President-elect Donald Trump’s announcement that Elon Musk and Vivek Ramaswamy will head a new Department of Government Efficiency (DOGE) has met with plenty of scorn from Democrats. That’s not surprising: We live in polarized times. Whatever the issue, the partisan instinct is to take a position antithetical to the opposition, and the combination of Trump, Musk and Ramaswamy only intensifies that compulsion.
But when it comes to efficiency, Democrats must refuse to take the bait. Democrats cannot be cornered into defending harmful and unnecessary bureaucracy, red tape and wasteful spending. Instead, the party should fight for a very different vision of efficiency: government dedicated to swiftly and dramatically improve the lives of ordinary people and protect them from corporate profiteers — in other words, from exactly the kind of people who will lead the DOGE initiative and populate the incoming Trump administration.

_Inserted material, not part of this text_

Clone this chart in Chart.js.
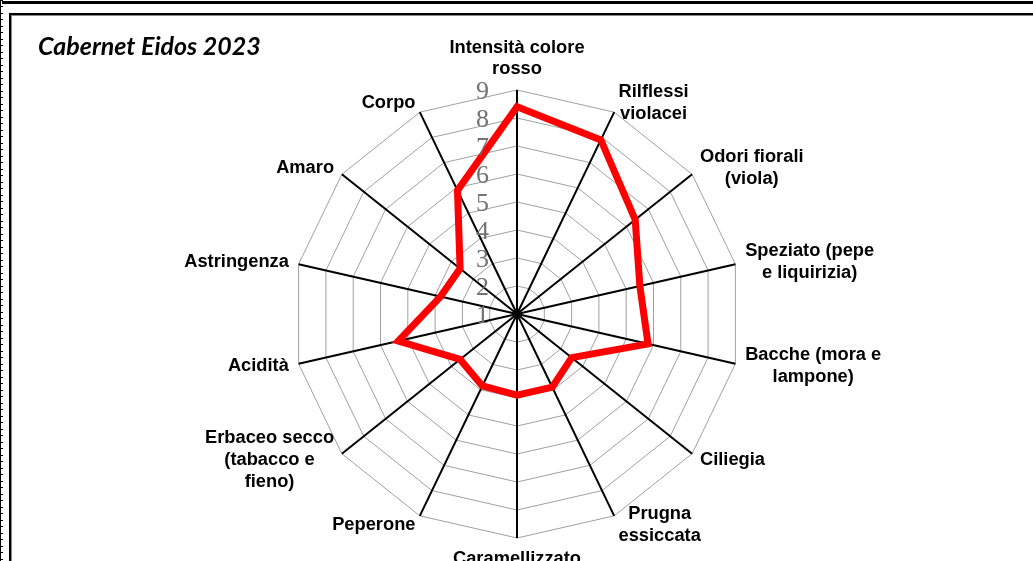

Musk and Ramaswamy are nothing if not ambitious. They want to “cut the federal government down to size” and have set their sights on slashing up to $2 trillion, or about 30% of the federal budget. Their proposals for how to do this include cutting funding for scientific research, laying off federal employees at random, and trimming defense spending.
More likely than not, DOGE’s proposals will align with the goals of Project 2025.
Given that the military budget grew substantially under President Trump’s first term, the Pentagon will probably be safe. But we can’t say the same for other areas that make up the majority of government spending, including entitlements such as Medicaid. More likely than not, DOGE’s proposals will align with the goals of Project 2025, the conservative plan to radically remake the government by privatizing essential public services and concentrating power in the executive branch. After months of denying any knowledge of Project 2025, Trump has proposed one of its architects, Russell Vought, to head the Office of Management and Budget. This means things like replacing career civil service workers with Trump loyalists, gutting regulations, rolling back civil rights and labor protections, abolishing the Department of Education, and more.
Of course, Republicans salivating over the chance to slash government isn’t new. Remember anti-tax activist Grover Norquist saying he wanted to “reduce government to the size where I can drag it into the bathroom and drown it in the bathtub”? What’s new is how the Department of Government Efficiency repackages cruel and unpopular conservative ideology in meme-covered bottles, rebranding austerity, corporate deregulation, and cuts to public welfare as hip and edgy. Even the acronym DOGE is a reference to Dogecoin, a jokey, dog-themed cryptocurrency. Indeed, it isn’t even a real government department, but an advisory committee. DOGE, in other words, is a fake department named after a fake form of money.
And despite Musk and Ramaswamy’s images as men of bold new ideas, DOGE isn’t even a novel proposal. In 1982, Ronald Reagan created the Grace Commission, run by businessman Peter Grace, who vowed to “root out inefficiency” with the help of a counsel of corporate executives. Reagan promised to “drain the swamp” (a phrase Trump would adopt), but government bureaucracy has only grown in the decades since. Much of it, ironically, has been put in place by Republicans because they abhor the idea of the “undeserving” getting public assistance — think poor single mothers receiving food stamps or the sick and disabled not having to worry about deductibles or co-pays.
Ordinary people, however, are hardly as hostile to government or worried about “free riders” as the right-wing ideologues about to take power in Washington. What most folks want is for the government to work well and to work for them. Plenty of polls show that majorities of voters want the state to be more involved in health care, education, protecting the planet, regulating business, and more.
Americans like big government when it delivers. Much of my family lives in Buncombe County, North Carolina, the epicenter of Hurricane Helene’s recent destruction. No one complained when public officials managed to repair the storm-damaged water infrastructure in record time, condensing a job that would normally take a year or more into less than two months by working around the clock and finding creative ways to problem-solve. That’s one model of what truly efficient government looks like, and it’s the kind of government efficiency that Democrats should stand for.
Means-testing programs have been shown to waste people’s time and drive up costs.
Imagine public transportation that is clean, fast, on time, and free. Or being able to quickly and seamlessly e-file your taxes in a matter of minutes, based on employer-submitted earnings, the way people in many industrialized countries do. Or what about the efficiency of knowing your kids could go to excellent public colleges without having to fill out broken FAFSA forms or rely on impossible-to-pay student loans? Why should being able to apply for unemployment benefits or emergency disaster relief through functioning websites, and receiving swift and adequate assistance, seem like a pipe dream?